Urbanisation and especially the associated aspirational lifestyles will be the drivers for premiumisation. People in emerging market countries, as in developed countries, keep moving from rural to urban areas to seek better jobs, social services and a better quality of life overall.

Premiumisation will be the next earnings growth driver for companies in emerging markets. The focus will be less on revenue growth and more on the product mix and hence the margins. But most emerging market countries have not yet reached the saturation point in consumption. In other words, volume growth is still an important factor in a company’s earnings growth.

Trade conflicts and protectionism

In order to participate in the consumption theme of emerging markets, an investor has basically two options. The first option is to invest directly in local companies that sell their products and services to local consumers. The second is to invest in global companies that are located in developed countries and have significant exposure to emerging market consumers.

However, with the trade conflicts between the US and several emerging market countries like China, Mexico and Turkey (just to name the most prominent), the second option might become riskier. Higher tariffs and an increasing sense of protectionism will favour domestic companies and local brands.

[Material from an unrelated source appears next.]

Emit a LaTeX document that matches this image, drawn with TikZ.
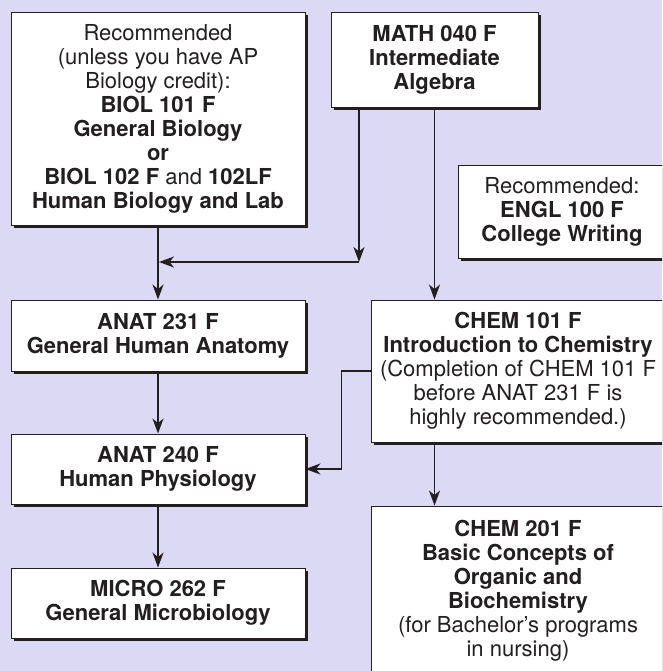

In addition, within emerging markets, companies that rely heavily on developed markets, like suppliers for Apple or Nike for example, might get hurt the most. Going forward, the whole “America First” concept of bringing production back to the US will call into question the business models of many suppliers located in emerging markets. In a world where the globalisation trend appears to be slowing or even reversing, global companies will face headwinds. The beneficiaries of this polarisation might be the local and regional players.